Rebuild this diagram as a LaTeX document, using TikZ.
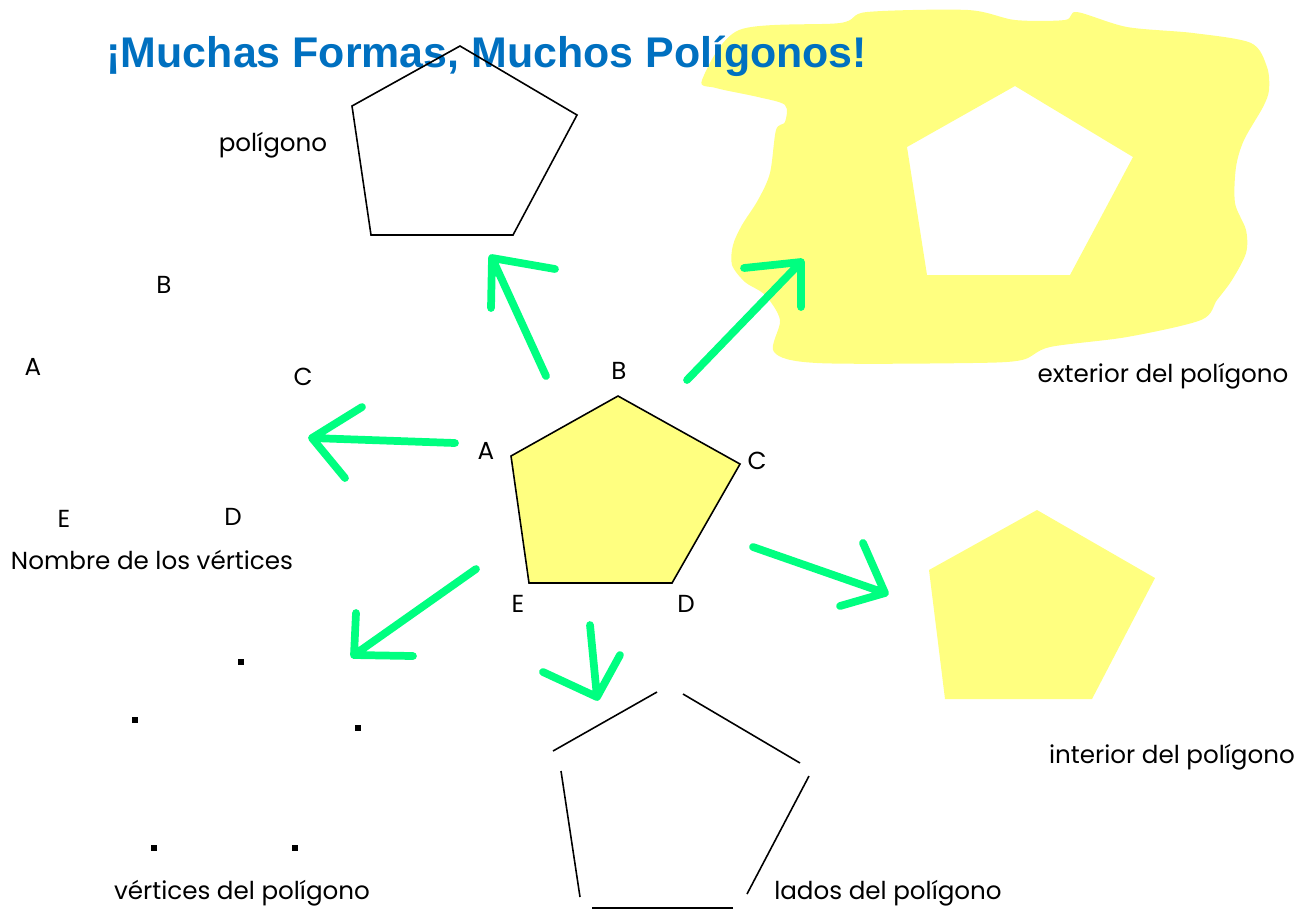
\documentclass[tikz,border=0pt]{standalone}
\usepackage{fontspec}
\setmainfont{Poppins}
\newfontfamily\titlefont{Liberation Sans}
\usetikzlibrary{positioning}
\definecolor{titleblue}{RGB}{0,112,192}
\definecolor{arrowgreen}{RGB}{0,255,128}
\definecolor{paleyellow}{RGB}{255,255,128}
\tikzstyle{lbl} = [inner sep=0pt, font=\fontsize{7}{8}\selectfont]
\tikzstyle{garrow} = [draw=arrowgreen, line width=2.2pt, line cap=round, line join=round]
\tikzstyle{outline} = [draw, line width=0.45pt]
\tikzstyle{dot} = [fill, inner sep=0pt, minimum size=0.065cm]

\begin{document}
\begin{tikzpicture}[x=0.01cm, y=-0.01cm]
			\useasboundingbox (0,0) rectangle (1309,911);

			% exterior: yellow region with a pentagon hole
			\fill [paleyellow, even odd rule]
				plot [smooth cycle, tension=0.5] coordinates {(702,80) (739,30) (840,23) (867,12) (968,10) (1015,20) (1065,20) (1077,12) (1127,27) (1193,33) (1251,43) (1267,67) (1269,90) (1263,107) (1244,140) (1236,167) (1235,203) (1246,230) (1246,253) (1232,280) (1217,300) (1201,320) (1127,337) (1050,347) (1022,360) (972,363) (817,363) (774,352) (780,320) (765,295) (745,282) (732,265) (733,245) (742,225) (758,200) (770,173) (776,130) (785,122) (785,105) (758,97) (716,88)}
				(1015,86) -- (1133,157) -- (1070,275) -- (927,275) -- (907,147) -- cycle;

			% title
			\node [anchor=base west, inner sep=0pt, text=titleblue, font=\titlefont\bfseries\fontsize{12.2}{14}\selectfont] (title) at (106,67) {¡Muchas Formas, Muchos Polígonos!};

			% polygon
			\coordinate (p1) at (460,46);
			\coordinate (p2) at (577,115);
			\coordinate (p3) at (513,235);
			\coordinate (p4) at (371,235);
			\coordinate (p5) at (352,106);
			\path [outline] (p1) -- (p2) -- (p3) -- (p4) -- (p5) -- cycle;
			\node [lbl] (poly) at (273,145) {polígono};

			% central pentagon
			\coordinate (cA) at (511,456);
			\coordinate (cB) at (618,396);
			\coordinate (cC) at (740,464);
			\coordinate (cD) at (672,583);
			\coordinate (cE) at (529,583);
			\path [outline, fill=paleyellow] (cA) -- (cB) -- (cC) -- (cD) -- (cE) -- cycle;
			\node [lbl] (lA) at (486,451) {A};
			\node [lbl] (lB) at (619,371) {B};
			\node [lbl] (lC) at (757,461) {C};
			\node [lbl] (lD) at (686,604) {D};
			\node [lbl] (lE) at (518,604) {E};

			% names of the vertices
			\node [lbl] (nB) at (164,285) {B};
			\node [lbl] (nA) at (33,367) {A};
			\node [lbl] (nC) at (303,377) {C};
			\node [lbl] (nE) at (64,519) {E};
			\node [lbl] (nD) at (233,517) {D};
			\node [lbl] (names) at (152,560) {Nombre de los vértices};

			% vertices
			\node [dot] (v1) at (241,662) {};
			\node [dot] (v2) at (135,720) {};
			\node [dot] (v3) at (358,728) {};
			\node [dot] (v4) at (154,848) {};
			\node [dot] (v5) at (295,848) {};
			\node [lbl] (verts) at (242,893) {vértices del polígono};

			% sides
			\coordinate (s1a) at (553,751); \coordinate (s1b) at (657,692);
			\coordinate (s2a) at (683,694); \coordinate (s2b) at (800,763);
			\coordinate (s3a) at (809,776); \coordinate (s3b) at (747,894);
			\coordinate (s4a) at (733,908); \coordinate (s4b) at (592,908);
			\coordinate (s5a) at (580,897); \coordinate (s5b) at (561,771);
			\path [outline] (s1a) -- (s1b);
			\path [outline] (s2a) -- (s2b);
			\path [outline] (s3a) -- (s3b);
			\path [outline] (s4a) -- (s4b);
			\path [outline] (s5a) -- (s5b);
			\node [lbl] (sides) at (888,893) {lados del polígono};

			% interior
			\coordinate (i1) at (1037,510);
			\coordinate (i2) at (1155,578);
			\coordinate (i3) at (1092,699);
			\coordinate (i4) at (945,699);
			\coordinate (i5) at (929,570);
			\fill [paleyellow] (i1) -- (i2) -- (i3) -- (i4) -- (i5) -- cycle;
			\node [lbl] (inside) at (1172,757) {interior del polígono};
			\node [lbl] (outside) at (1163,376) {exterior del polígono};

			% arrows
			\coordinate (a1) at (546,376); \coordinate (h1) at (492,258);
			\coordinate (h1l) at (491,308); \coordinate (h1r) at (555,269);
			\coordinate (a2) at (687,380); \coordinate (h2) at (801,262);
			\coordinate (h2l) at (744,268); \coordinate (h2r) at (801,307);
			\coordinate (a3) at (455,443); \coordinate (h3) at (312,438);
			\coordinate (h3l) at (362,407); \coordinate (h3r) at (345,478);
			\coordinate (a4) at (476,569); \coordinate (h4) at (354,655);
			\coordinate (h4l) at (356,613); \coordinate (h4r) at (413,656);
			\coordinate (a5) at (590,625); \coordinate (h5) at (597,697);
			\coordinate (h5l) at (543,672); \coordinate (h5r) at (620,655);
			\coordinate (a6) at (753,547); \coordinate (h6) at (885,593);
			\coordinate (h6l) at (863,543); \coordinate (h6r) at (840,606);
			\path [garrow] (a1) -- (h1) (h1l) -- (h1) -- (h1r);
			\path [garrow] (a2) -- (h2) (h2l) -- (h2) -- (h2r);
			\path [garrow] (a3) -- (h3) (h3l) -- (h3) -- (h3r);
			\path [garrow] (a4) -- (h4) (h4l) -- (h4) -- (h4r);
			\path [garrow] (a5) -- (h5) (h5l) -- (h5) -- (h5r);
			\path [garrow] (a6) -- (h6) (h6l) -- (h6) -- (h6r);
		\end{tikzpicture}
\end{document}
================
- TASK DIRECTIONS: Everything from the first line of the listing above through the line that contains "(0,0) rectangle (1309,911);" is to be restated word for word, minus the pictures.

- ANSWER TO THE EXERCISE:
Rebuild this diagram as a LaTeX document, using TikZ.
\documentclass[tikz,border=0pt]{standalone}
\usepackage{fontspec}
\setmainfont{Poppins}
\newfontfamily\titlefont{Liberation Sans}
\usetikzlibrary{positioning}
\definecolor{titleblue}{RGB}{0,112,192}
\definecolor{arrowgreen}{RGB}{0,255,128}
\definecolor{paleyellow}{RGB}{255,255,128}
\tikzstyle{lbl} = [inner sep=0pt, font=\fontsize{7}{8}\selectfont]
\tikzstyle{garrow} = [draw=arrowgreen, line width=2.2pt, line cap=round, line join=round]
\tikzstyle{outline} = [draw, line width=0.45pt]
\tikzstyle{dot} = [fill, inner sep=0pt, minimum size=0.065cm]

\begin{document}
\begin{tikzpicture}[x=0.01cm, y=-0.01cm]
			\useasboundingbox (0,0) rectangle (1309,911);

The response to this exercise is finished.